The Rosalind Franklin Institute (RFI)
Speeding up drug discovery. De-coding molecules to combat disease. Training algorithms to advance vital health research. The RFI is dedicated to developing tomorrow’s life science innovations through technology development and needle-point research.
What is it?
The Rosalind Franklin Institute was established in 2018 by ten top UK universities, with a vision to overcome the health research challenges of today by connecting physical sciences and engineering to the life sciences. The institute takes its name from Rosalind Franklin, the great British scientist whose seminal work on DNA and RNA over a hundred years ago provided the building blocks for today’s biotechnology revolution.

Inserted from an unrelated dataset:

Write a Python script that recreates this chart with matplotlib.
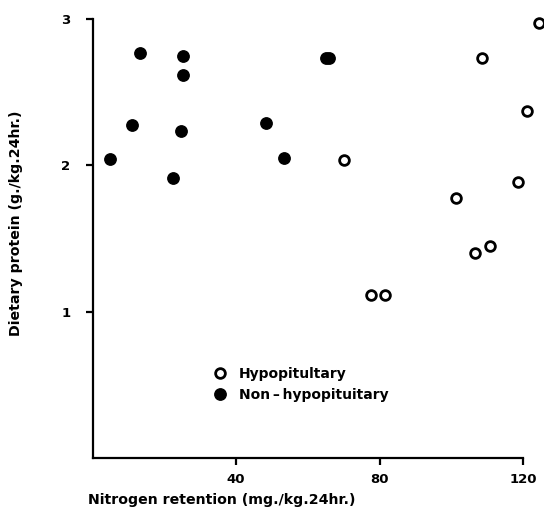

RFI creates disruptive technologies that can reveal the inner-workings of life, from pea-sized tumours through to picometre-scale atoms. The state-of-the-art tools and projects accelerate the development of new medicines, advance medical diagnostics and push forward the frontiers of microbiology to deepen our understanding of human health and disease. RFI collaborates with partners from across industry and science to ensure our critical research has a real impact in the world. RFI uses:
Novel imaging technologies – developing world-first 4D imaging tools for stitching together data from electron microscopes with time resolution to build up the bigger picture.
Artificial Intelligence and Informatics – To employ leading-edge AI and machine learning software to accelerate data processing and analysis, enabling leaps in biological discovery.
Next generation chemistry for medicines – By investigating natural mechanisms using chemical approaches, scientists gain fresh insights for use in drug innovation.
Structural biology – Whether it’s unpicking proteins to work out how to treat HIV and influenza or unravelling the processes that cause neurological disease, RFI brings molecules to life in 3D so that they can be studied more closely.
Biological mass spectrometry – The century-old measurement technique is used today to test food and environmental contamination, perform carbon dating and interrogate viruses – just a few examples of the research applications carried out at RFI on campus.